--- begin Source data ---
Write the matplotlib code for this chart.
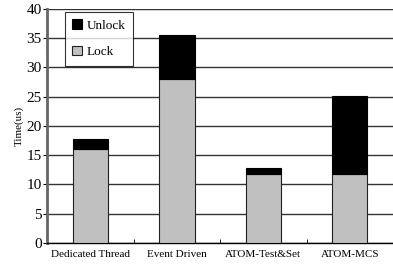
import matplotlib
matplotlib.use("Agg")
import matplotlib.pyplot as plt
import numpy as np

categories = ["Dedicated Thread", "Event Driven", "ATOM-Test&Set", "ATOM-MCS"]
lock = [16.0, 28.0, 11.7, 11.7]
unlock = [1.7, 7.6, 1.1, 13.4]

plt.rcParams["font.family"] = ["Liberation Serif", "DejaVu Serif"]

fig = plt.figure(figsize=(3.93, 2.66), dpi=100)
ax = fig.add_axes([0.12, 0.087, 0.88, 0.879])

x = np.arange(len(categories))
ax.bar(x, lock, 0.41, color="#c0c0c0", edgecolor="#222222", linewidth=0.8,
       label="Lock", zorder=3)
ax.bar(x, unlock, 0.41, bottom=lock, color="black", edgecolor="black",
       linewidth=0.8, label="Unlock", zorder=3)

ax.set_xlim(-0.5, 3.5)
ax.set_ylim(0, 40)
ax.set_yticks(np.arange(0, 41, 5))
ax.yaxis.grid(True, color="#333333", linewidth=1.0, zorder=0)
ax.set_xticks(x)
ax.set_xticklabels(categories, fontsize=8)
ax.set_xticks(np.arange(0.5, 3.5, 1), minor=True)
ax.tick_params(axis="x", which="major", length=0, pad=5)
ax.tick_params(axis="x", which="minor", length=3, direction="in")
ax.tick_params(axis="y", labelsize=11, length=3, pad=1)
ax.set_ylabel("Time(us)", fontsize=8, labelpad=2)

for side in ("top", "right"):
    ax.spines[side].set_visible(False)
ax.spines["left"].set_color("#666666")
ax.spines["left"].set_linewidth(2.0)
ax.spines["bottom"].set_linewidth(1.0)

h, l = ax.get_legend_handles_labels()
leg = ax.legend(h[::-1], l[::-1], loc="upper left", bbox_to_anchor=(0.052, 0.987),
                borderaxespad=0, fontsize=9.5, frameon=True, fancybox=False,
                edgecolor="black", handlelength=0.7, handleheight=0.7,
                handletextpad=0.4, labelspacing=1.1, borderpad=0.55)
leg.get_frame().set_linewidth(0.8)

fig.savefig("out.png", dpi=100)
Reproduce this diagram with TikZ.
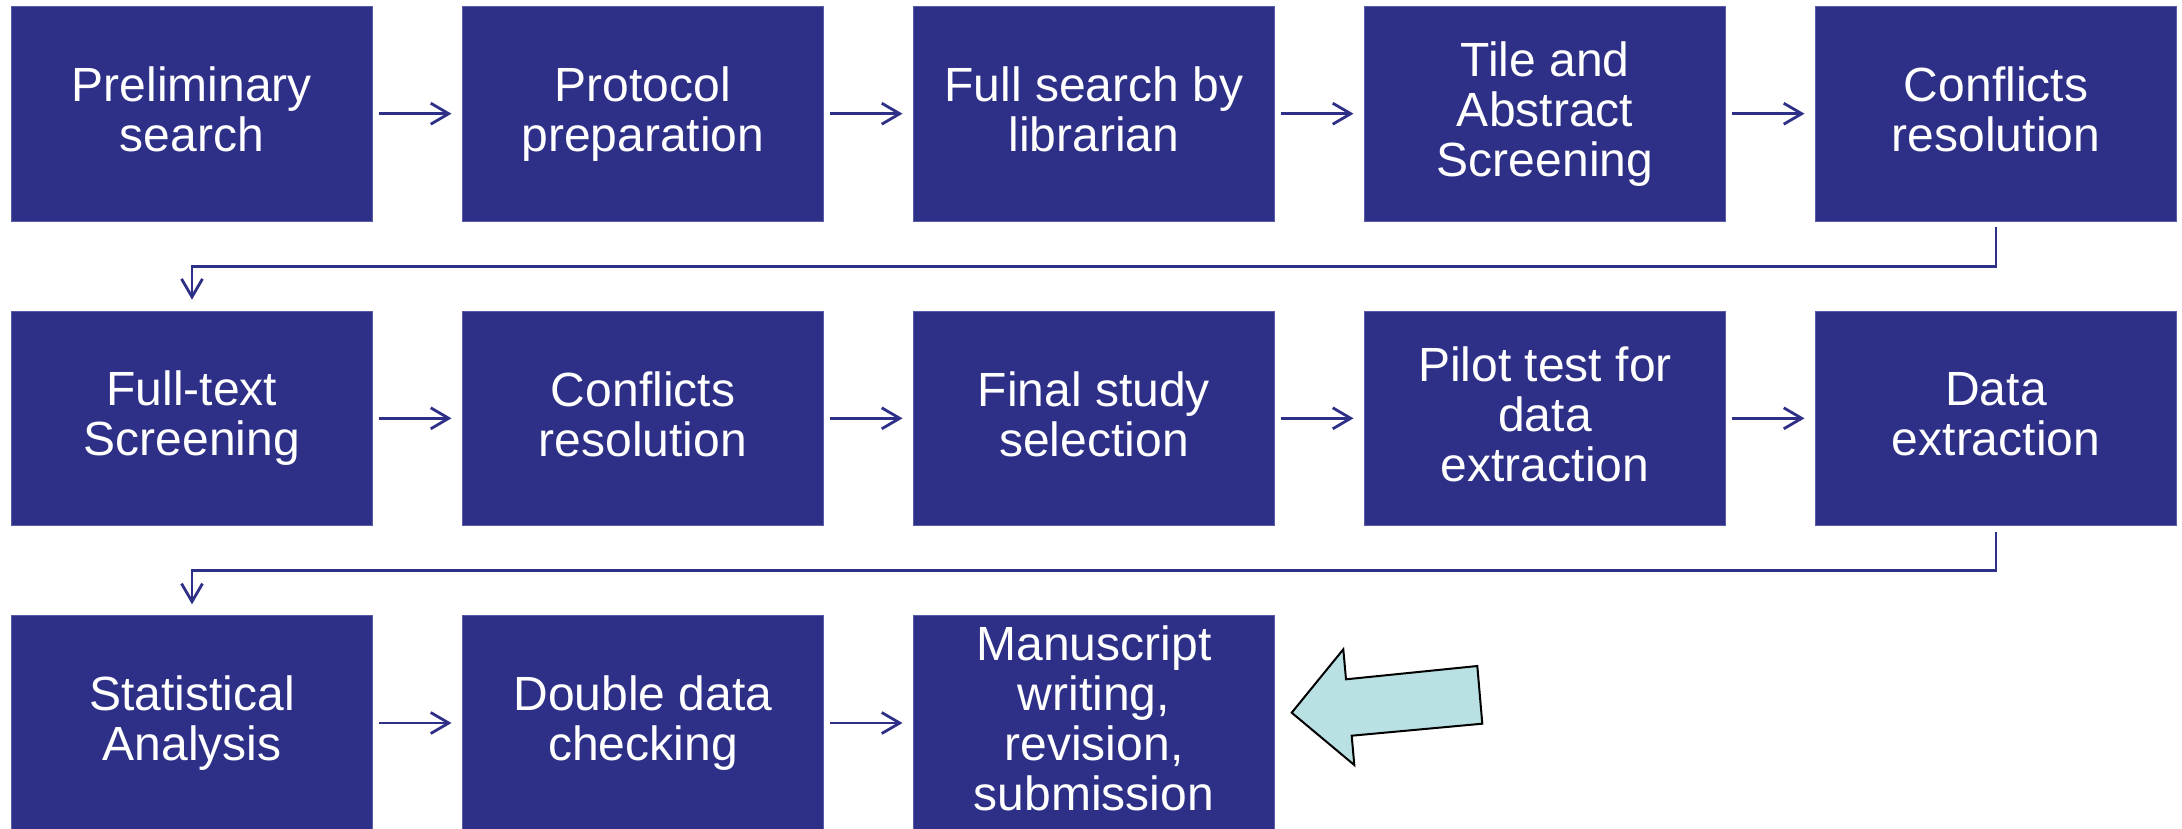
\documentclass[tikz,border=0pt]{standalone}
\usepackage{fontspec}
\setmainfont{Liberation Sans}
\usetikzlibrary{arrows.meta}
\definecolor{boxblue}{RGB}{46,48,136}
\definecolor{boxedge}{RGB}{90,92,170}
\definecolor{lightcyan}{RGB}{185,224,227}
\newcommand{\linestrut}{\rule[-9pt]{0pt}{48pt}}
\tikzset{
  stepbox/.style={rectangle, fill=boxblue, draw=boxedge, line width=0.8pt,
    minimum width=361pt, minimum height=214.5pt, inner sep=0pt,
    text=white, align=center,
    font=\fontsize{48pt}{50pt}\selectfont,
    execute at begin node=\linestrut, execute at end node=\linestrut},
  conn/.style={draw=boxblue, line width=2.8pt,
    -{Straight Barb[length=18pt,width=21pt]}},
  flow/.style={conn, shorten <=5.6pt, shorten >=10.6pt},
  turn/.style={conn, shorten <=5.7pt, shorten >=11pt},
  bigarrow/.style={fill=lightcyan, draw=black, line width=2pt, line join=miter}
}
\begin{document}
\begin{tikzpicture}[x=1pt,y=-1pt]
\useasboundingbox (0,0) rectangle (2182,828);
% row 1
\node[stepbox] (a1) at (192,113.7)  {Preliminary\\search};
\node[stepbox] (a2) at (643,113.7)  {Protocol\\preparation};
\node[stepbox] (a3) at (1094,113.7) {Full search by\\librarian};
\node[stepbox] (a4) at (1545,113.7) {Tile and\\Abstract\\Screening};
\node[stepbox] (a5) at (1996,113.7) {Conflicts\\resolution};
% row 2
\node[stepbox] (b1) at (192,418.3)  {Full-text\\Screening};
\node[stepbox] (b2) at (643,418.3)  {Conflicts\\resolution};
\node[stepbox] (b3) at (1094,418.3) {Final study\\selection};
\node[stepbox] (b4) at (1545,418.3) {Pilot test for\\data\\extraction};
\node[stepbox] (b5) at (1996,418.3) {Data\\extraction};
% row 3
\node[stepbox] (c1) at (192,723)  {Statistical\\Analysis};
\node[stepbox] (c2) at (643,723)  {Double data\\checking};
\node[stepbox] (c3) at (1094,723) {Manuscript\\writing,\\revision,\\submission};
% connectors
\draw[flow] (a1) -- (a2);
\draw[flow] (a2) -- (a3);
\draw[flow] (a3) -- (a4);
\draw[flow] (a4) -- (a5);
\draw[turn] (a5.south) -- ++(0,44.8) -| (b1.north);
\draw[flow] (b1) -- (b2);
\draw[flow] (b2) -- (b3);
\draw[flow] (b3) -- (b4);
\draw[flow] (b4) -- (b5);
\draw[turn] (b5.south) -- ++(0,44.5) -| (c1.north);
\draw[flow] (c1) -- (c2);
\draw[flow] (c2) -- (c3);
% pointing arrow
\draw[bigarrow] (1291.7,712.7) -- (1343.3,649.3) -- (1346,679.3) -- (1477.3,666)
  -- (1482.3,723.7) -- (1351.7,735.7) -- (1354.3,765) -- cycle;
\end{tikzpicture}
\end{document}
--- end Source data ---
Directive ▸ Omit the images and transcribe all of the records above word for word.

Reply ▸
Write the matplotlib code for this chart.
import matplotlib
matplotlib.use("Agg")
import matplotlib.pyplot as plt
import numpy as np

categories = ["Dedicated Thread", "Event Driven", "ATOM-Test&Set", "ATOM-MCS"]
lock = [16.0, 28.0, 11.7, 11.7]
unlock = [1.7, 7.6, 1.1, 13.4]

plt.rcParams["font.family"] = ["Liberation Serif", "DejaVu Serif"]

fig = plt.figure(figsize=(3.93, 2.66), dpi=100)
ax = fig.add_axes([0.12, 0.087, 0.88, 0.879])

x = np.arange(len(categories))
ax.bar(x, lock, 0.41, color="#c0c0c0", edgecolor="#222222", linewidth=0.8,
       label="Lock", zorder=3)
ax.bar(x, unlock, 0.41, bottom=lock, color="black", edgecolor="black",
       linewidth=0.8, label="Unlock", zorder=3)

ax.set_xlim(-0.5, 3.5)
ax.set_ylim(0, 40)
ax.set_yticks(np.arange(0, 41, 5))
ax.yaxis.grid(True, color="#333333", linewidth=1.0, zorder=0)
ax.set_xticks(x)
ax.set_xticklabels(categories, fontsize=8)
ax.set_xticks(np.arange(0.5, 3.5, 1), minor=True)
ax.tick_params(axis="x", which="major", length=0, pad=5)
ax.tick_params(axis="x", which="minor", length=3, direction="in")
ax.tick_params(axis="y", labelsize=11, length=3, pad=1)
ax.set_ylabel("Time(us)", fontsize=8, labelpad=2)

for side in ("top", "right"):
    ax.spines[side].set_visible(False)
ax.spines["left"].set_color("#666666")
ax.spines["left"].set_linewidth(2.0)
ax.spines["bottom"].set_linewidth(1.0)

h, l = ax.get_legend_handles_labels()
leg = ax.legend(h[::-1], l[::-1], loc="upper left", bbox_to_anchor=(0.052, 0.987),
                borderaxespad=0, fontsize=9.5, frameon=True, fancybox=False,
                edgecolor="black", handlelength=0.7, handleheight=0.7,
                handletextpad=0.4, labelspacing=1.1, borderpad=0.55)
leg.get_frame().set_linewidth(0.8)

fig.savefig("out.png", dpi=100)
Reproduce this diagram with TikZ.
\documentclass[tikz,border=0pt]{standalone}
\usepackage{fontspec}
\setmainfont{Liberation Sans}
\usetikzlibrary{arrows.meta}
\definecolor{boxblue}{RGB}{46,48,136}
\definecolor{boxedge}{RGB}{90,92,170}
\definecolor{lightcyan}{RGB}{185,224,227}
\newcommand{\linestrut}{\rule[-9pt]{0pt}{48pt}}
\tikzset{
  stepbox/.style={rectangle, fill=boxblue, draw=boxedge, line width=0.8pt,
    minimum width=361pt, minimum height=214.5pt, inner sep=0pt,
    text=white, align=center,
    font=\fontsize{48pt}{50pt}\selectfont,
    execute at begin node=\linestrut, execute at end node=\linestrut},
  conn/.style={draw=boxblue, line width=2.8pt,
    -{Straight Barb[length=18pt,width=21pt]}},
  flow/.style={conn, shorten <=5.6pt, shorten >=10.6pt},
  turn/.style={conn, shorten <=5.7pt, shorten >=11pt},
  bigarrow/.style={fill=lightcyan, draw=black, line width=2pt, line join=miter}
}
\begin{document}
\begin{tikzpicture}[x=1pt,y=-1pt]
\useasboundingbox (0,0) rectangle (2182,828);
% row 1
\node[stepbox] (a1) at (192,113.7)  {Preliminary\\search};
\node[stepbox] (a2) at (643,113.7)  {Protocol\\preparation};
\node[stepbox] (a3) at (1094,113.7) {Full search by\\librarian};
\node[stepbox] (a4) at (1545,113.7) {Tile and\\Abstract\\Screening};
\node[stepbox] (a5) at (1996,113.7) {Conflicts\\resolution};
% row 2
\node[stepbox] (b1) at (192,418.3)  {Full-text\\Screening};
\node[stepbox] (b2) at (643,418.3)  {Conflicts\\resolution};
\node[stepbox] (b3) at (1094,418.3) {Final study\\selection};
\node[stepbox] (b4) at (1545,418.3) {Pilot test for\\data\\extraction};
\node[stepbox] (b5) at (1996,418.3) {Data\\extraction};
% row 3
\node[stepbox] (c1) at (192,723)  {Statistical\\Analysis};
\node[stepbox] (c2) at (643,723)  {Double data\\checking};
\node[stepbox] (c3) at (1094,723) {Manuscript\\writing,\\revision,\\submission};
% connectors
\draw[flow] (a1) -- (a2);
\draw[flow] (a2) -- (a3);
\draw[flow] (a3) -- (a4);
\draw[flow] (a4) -- (a5);
\draw[turn] (a5.south) -- ++(0,44.8) -| (b1.north);
\draw[flow] (b1) -- (b2);
\draw[flow] (b2) -- (b3);
\draw[flow] (b3) -- (b4);
\draw[flow] (b4) -- (b5);
\draw[turn] (b5.south) -- ++(0,44.5) -| (c1.north);
\draw[flow] (c1) -- (c2);
\draw[flow] (c2) -- (c3);
% pointing arrow
\draw[bigarrow] (1291.7,712.7) -- (1343.3,649.3) -- (1346,679.3) -- (1477.3,666)
  -- (1482.3,723.7) -- (1351.7,735.7) -- (1354.3,765) -- cycle;
\end{tikzpicture}
\end{document}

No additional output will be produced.